性行為に伴う頭痛(Headache associated with sexual activity)
首および頭周辺の筋肉の過度の緊張状態や、血圧の上昇に伴い頭痛の症状が出るとされています。多くの場合、性交渉の中止とともに頭痛は弱くなります。鈍痛のような症状の場合と、脈打つような痛みの場合のどちらかが多いとされていますが、場合により両方の痛みを併発する場合もあります。
雷鳴頭痛(Thunderclap headache)
血流を操作する交感神経の異常により、血管の異常拡張や異常収縮により頭痛が起こるとされています。名前の通り、いきなり雷に打たれたような激しい痛みに襲われる頭痛のことで、頭痛が出始めて1分以内に痛みがピークに達し、数時間から数日間続くとされています。嘔吐や吐き気もよく見られ、二次性頭痛との見分けが非常に難しいです。
冷刺激頭痛(Cold-stimulus headache / Ice cream headache)
冷たいものを摂取したときに起きる、刺すような痛みを短時間伴う頭痛です。最も一般的な例は、アイスやかき氷などの冷たい食べ物を一気に摂取したときに起きる頭痛です。
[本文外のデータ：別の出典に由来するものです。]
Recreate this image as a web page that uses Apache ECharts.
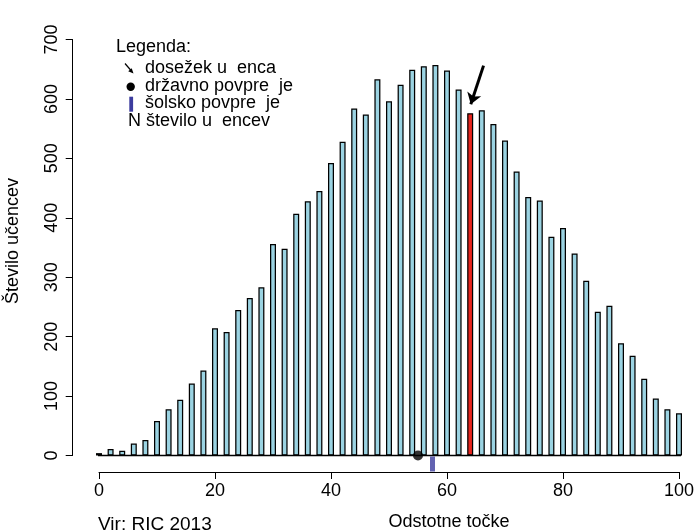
<!DOCTYPE html>
<html>
<head>
<meta charset="utf-8">
<script src="https://cdn.jsdelivr.net/npm/echarts@6/dist/echarts.min.js"></script>
<style>html,body{margin:0;padding:0;background:#fff}#c{width:700px;height:532px}</style>
</head>
<body>
<div id="c"></div>
<script>
// Data
const scores = [0,2,4,6,8,10,12,14,16,18,20,22,24,26,28,30,32,34,36,38,40,42,44,46,48,50,52,54,56,58,60,62,64,66,68,70,72,74,76,78,80,82,84,86,88,90,92,94,96,98,100];
const counts = [4,11,8,20,26,58,78,94,121,143,214,208,245,265,283,356,348,407,428,445,492,528,584,574,633,596,624,649,655,657,648,616,576,581,558,530,478,435,429,368,383,340,294,242,252,189,168,129,96,78,71];
const pupilScore = 64;
const nationalMean = 55;
const schoolMean = 57.5;
const arrowFrom = [66.3, 656];
const arrowTo = [64.1, 591];
const baselineRange = [-0.55, 100.55];
const xTicks = [0,20,40,60,80,100];
const yTicks = [0,100,200,300,400,500,600,700];

const FONT = "'Liberation Sans', Arial, sans-serif";
const FS = 18;
const chart = echarts.init(document.getElementById('c'), null, {renderer: 'canvas'});

const barData = scores.map((s, i) => ({
  value: [s, counts[i]],
  itemStyle: { color: s === pupilScore ? '#e8251e' : '#9bd3e2' }
}));

function txt(text, x, y, opts) {
  return Object.assign({ type: 'text', x: x, y: y,
    style: { text: text, fontSize: FS, fontFamily: FONT, fill: '#000', align: 'left', verticalAlign: 'middle' } }, opts || {});
}

chart.setOption({
  animation: false,
  backgroundColor: '#ffffff',
  grid: { left: 99, width: 580, top: 39.5, height: 416 },
  xAxis: {
    type: 'value', min: xTicks[0], max: xTicks[xTicks.length - 1], interval: 20,
    offset: 16.5,
    axisLine: { show: true, onZero: false, lineStyle: { color: '#000', width: 1 } },
    axisTick: { show: true, length: 7, lineStyle: { color: '#000', width: 1 } },
    axisLabel: { color: '#000', fontSize: FS, fontFamily: FONT, margin: 10 },
    splitLine: { show: false }
  },
  yAxis: {
    type: 'value', min: yTicks[0], max: yTicks[yTicks.length - 1], interval: 100,
    offset: 26.3,
    axisLine: { show: true, onZero: false, lineStyle: { color: '#000', width: 1 } },
    axisTick: { show: true, length: 7, lineStyle: { color: '#000', width: 1 } },
    axisLabel: { color: '#000', fontSize: FS, fontFamily: FONT, rotate: 90, margin: 12 },
    splitLine: { show: false }
  },
  series: [
    {
      type: 'bar', data: barData, barWidth: 6, clip: false,
      itemStyle: { borderColor: '#000', borderWidth: 1.25 },
      z: 2
    },
    {
      type: 'line', data: [[baselineRange[0], 0], [baselineRange[1], 0]], clip: false,
      symbol: 'none', lineStyle: { color: '#000', width: 1.6 }, z: 3, silent: true
    },
    {
      type: 'scatter', data: [[schoolMean, 0]], symbol: 'rect', symbolSize: [5, 15], symbolOffset: [0, 8.5], clip: false,
      itemStyle: { color: '#3c3c9e' }, z: 4
    },
    {
      type: 'scatter', data: [[nationalMean, 0]], symbolSize: 10, clip: false,
      itemStyle: { color: '#000' }, z: 5
    },
    {
      type: 'line', data: [], z: 6,
      markLine: {
        silent: true, symbol: ['none', 'arrow'], symbolSize: 11, label: { show: false },
        data: [[{ coord: arrowFrom, lineStyle: { color: '#000', width: 3, type: 'solid' } }, { coord: arrowTo }]]
      }
    }
  ],
  graphic: [
    txt('Število učencev', 13, 241, { rotation: Math.PI / 2, style: { text: 'Število učencev', fontSize: FS, fontFamily: FONT, fill: '#000', align: 'center', verticalAlign: 'middle' } }),
    txt('Odstotne točke', 449, 522, { style: { text: 'Odstotne točke', fontSize: FS, fontFamily: FONT, fill: '#000', align: 'center', verticalAlign: 'middle' } }),
    txt('Vir: RIC 2013', 98, 525, { style: { text: 'Vir: RIC 2013', fontSize: 19, fontFamily: FONT, fill: '#000', align: 'left', verticalAlign: 'middle' } }),
    txt('Legenda:', 116, 47),
    txt('dosežek u  enca', 145, 68.5),
    txt('državno povpre  je', 145, 86),
    txt('šolsko povpre  je', 145, 103.5),
    txt('N število u  encev', 128, 121),
    { type: 'line', shape: { x1: 125, y1: 63.5, x2: 131, y2: 70.5 }, style: { stroke: '#000', lineWidth: 1.2 } },
    { type: 'polygon', shape: { points: [[133.5, 73.5], [128.2, 71.2], [131.7, 68.2]] }, style: { fill: '#000' } },
    { type: 'circle', shape: { cx: 130.7, cy: 86.7, r: 4.2 }, style: { fill: '#000' } },
    { type: 'rect', shape: { x: 129.3, y: 96.7, width: 3.8, height: 15 }, style: { fill: '#3c3c9e' } }
  ]
});
</script>
</body>
</html>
また、一度に冬に温かい室内から冷たい外気を吸い込んだ時や、ダイビング初めに頭が冷たい水に触れることでも起きると報告されています。
この頭痛のメカニズムは完全には分かっていませんが、1つの説として交感神経の反射があります。これは、冷たい食べ物を摂取したとき、神経が熱を失わないようにするために反射を起こしわざと血流を悪くするというものです。
蓋外圧力/ポニーテール頭痛(External compression headache)
頭皮に障害を起こさない程度にきつい帽子や髪留め、および水泳中のゴーグルのような圧力により起こる頭痛です。頭痛は原因の圧力の程度と時間によって変化し、痛みは圧力の部位で最大であるが、頭部の他の領域に及ぶことがよくあります。
睡眠時頭痛(Hypnic headache / Night time headache)
睡眠時にのみ起こる極めて稀な頭痛です。50 歳以降での発症が最も多く、痛みは軽度〜中等度であることが多いです。約70%の患者さんが両側性の痛みを持ち、通常15〜180 分程度持続します。